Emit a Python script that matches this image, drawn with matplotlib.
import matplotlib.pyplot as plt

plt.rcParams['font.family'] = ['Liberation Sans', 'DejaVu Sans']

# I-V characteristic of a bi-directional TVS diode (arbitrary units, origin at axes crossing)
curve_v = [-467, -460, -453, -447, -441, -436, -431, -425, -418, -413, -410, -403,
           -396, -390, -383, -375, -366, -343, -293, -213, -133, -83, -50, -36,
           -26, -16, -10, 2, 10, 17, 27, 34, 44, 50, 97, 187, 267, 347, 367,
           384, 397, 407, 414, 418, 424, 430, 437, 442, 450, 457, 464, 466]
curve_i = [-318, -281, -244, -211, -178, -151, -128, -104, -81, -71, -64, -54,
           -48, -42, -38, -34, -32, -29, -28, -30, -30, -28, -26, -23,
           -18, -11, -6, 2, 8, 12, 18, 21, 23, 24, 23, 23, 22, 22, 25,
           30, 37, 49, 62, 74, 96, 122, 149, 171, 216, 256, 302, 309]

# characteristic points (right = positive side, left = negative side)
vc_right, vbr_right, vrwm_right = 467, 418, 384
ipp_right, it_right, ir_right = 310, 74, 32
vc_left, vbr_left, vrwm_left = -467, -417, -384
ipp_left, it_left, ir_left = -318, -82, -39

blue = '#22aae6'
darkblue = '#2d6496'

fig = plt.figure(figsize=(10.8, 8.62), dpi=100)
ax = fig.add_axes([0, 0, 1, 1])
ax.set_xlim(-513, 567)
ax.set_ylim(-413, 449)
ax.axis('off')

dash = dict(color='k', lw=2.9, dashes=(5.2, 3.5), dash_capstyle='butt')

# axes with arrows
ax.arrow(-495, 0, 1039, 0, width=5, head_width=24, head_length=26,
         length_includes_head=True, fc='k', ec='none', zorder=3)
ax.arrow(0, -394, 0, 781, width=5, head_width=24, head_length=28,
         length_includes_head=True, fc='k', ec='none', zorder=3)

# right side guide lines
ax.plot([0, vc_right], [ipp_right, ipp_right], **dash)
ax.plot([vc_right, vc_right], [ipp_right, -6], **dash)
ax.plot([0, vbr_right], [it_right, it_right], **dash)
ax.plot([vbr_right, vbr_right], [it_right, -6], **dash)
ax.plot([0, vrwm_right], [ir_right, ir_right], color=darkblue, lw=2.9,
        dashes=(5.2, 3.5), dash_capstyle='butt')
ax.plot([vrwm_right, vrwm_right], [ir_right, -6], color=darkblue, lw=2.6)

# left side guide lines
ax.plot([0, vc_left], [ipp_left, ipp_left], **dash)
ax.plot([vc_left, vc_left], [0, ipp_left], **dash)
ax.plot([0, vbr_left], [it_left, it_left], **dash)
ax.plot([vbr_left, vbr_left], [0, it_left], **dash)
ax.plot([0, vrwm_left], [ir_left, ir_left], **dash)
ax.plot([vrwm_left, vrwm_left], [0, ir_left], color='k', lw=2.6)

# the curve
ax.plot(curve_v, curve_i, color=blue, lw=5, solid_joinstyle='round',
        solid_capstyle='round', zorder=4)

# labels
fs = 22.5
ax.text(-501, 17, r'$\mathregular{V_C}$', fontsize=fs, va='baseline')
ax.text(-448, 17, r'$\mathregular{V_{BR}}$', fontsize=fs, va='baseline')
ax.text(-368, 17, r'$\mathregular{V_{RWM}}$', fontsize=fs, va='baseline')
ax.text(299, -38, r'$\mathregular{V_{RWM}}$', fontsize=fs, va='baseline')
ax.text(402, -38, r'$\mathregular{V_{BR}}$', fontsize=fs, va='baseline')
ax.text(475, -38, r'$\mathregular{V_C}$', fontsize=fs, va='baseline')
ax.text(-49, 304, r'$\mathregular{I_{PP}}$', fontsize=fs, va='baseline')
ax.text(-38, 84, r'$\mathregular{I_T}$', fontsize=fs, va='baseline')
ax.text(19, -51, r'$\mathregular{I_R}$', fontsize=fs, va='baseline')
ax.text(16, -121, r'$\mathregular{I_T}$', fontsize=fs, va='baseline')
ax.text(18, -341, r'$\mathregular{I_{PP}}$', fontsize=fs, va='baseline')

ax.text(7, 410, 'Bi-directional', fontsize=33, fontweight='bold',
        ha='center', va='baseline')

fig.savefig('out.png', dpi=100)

▶ **WHAT IS BEING ASKED**
Output exactly the leading lines of the data, up to and including the line marked by "-6], color=darkblue, lw=2.6)".

▶ **WRITTEN RESPONSE**
Emit a Python script that matches this image, drawn with matplotlib.
import matplotlib.pyplot as plt

plt.rcParams['font.family'] = ['Liberation Sans', 'DejaVu Sans']

# I-V characteristic of a bi-directional TVS diode (arbitrary units, origin at axes crossing)
curve_v = [-467, -460, -453, -447, -441, -436, -431, -425, -418, -413, -410, -403,
           -396, -390, -383, -375, -366, -343, -293, -213, -133, -83, -50, -36,
           -26, -16, -10, 2, 10, 17, 27, 34, 44, 50, 97, 187, 267, 347, 367,
           384, 397, 407, 414, 418, 424, 430, 437, 442, 450, 457, 464, 466]
curve_i = [-318, -281, -244, -211, -178, -151, -128, -104, -81, -71, -64, -54,
           -48, -42, -38, -34, -32, -29, -28, -30, -30, -28, -26, -23,
           -18, -11, -6, 2, 8, 12, 18, 21, 23, 24, 23, 23, 22, 22, 25,
           30, 37, 49, 62, 74, 96, 122, 149, 171, 216, 256, 302, 309]

# characteristic points (right = positive side, left = negative side)
vc_right, vbr_right, vrwm_right = 467, 418, 384
ipp_right, it_right, ir_right = 310, 74, 32
vc_left, vbr_left, vrwm_left = -467, -417, -384
ipp_left, it_left, ir_left = -318, -82, -39

blue = '#22aae6'
darkblue = '#2d6496'

fig = plt.figure(figsize=(10.8, 8.62), dpi=100)
ax = fig.add_axes([0, 0, 1, 1])
ax.set_xlim(-513, 567)
ax.set_ylim(-413, 449)
ax.axis('off')

dash = dict(color='k', lw=2.9, dashes=(5.2, 3.5), dash_capstyle='butt')

# axes with arrows
ax.arrow(-495, 0, 1039, 0, width=5, head_width=24, head_length=26,
         length_includes_head=True, fc='k', ec='none', zorder=3)
ax.arrow(0, -394, 0, 781, width=5, head_width=24, head_length=28,
         length_includes_head=True, fc='k', ec='none', zorder=3)

# right side guide lines
ax.plot([0, vc_right], [ipp_right, ipp_right], **dash)
ax.plot([vc_right, vc_right], [ipp_right, -6], **dash)
ax.plot([0, vbr_right], [it_right, it_right], **dash)
ax.plot([vbr_right, vbr_right], [it_right, -6], **dash)
ax.plot([0, vrwm_right], [ir_right, ir_right], color=darkblue, lw=2.9,
        dashes=(5.2, 3.5), dash_capstyle='butt')
ax.plot([vrwm_right, vrwm_right], [ir_right, -6], color=darkblue, lw=2.6)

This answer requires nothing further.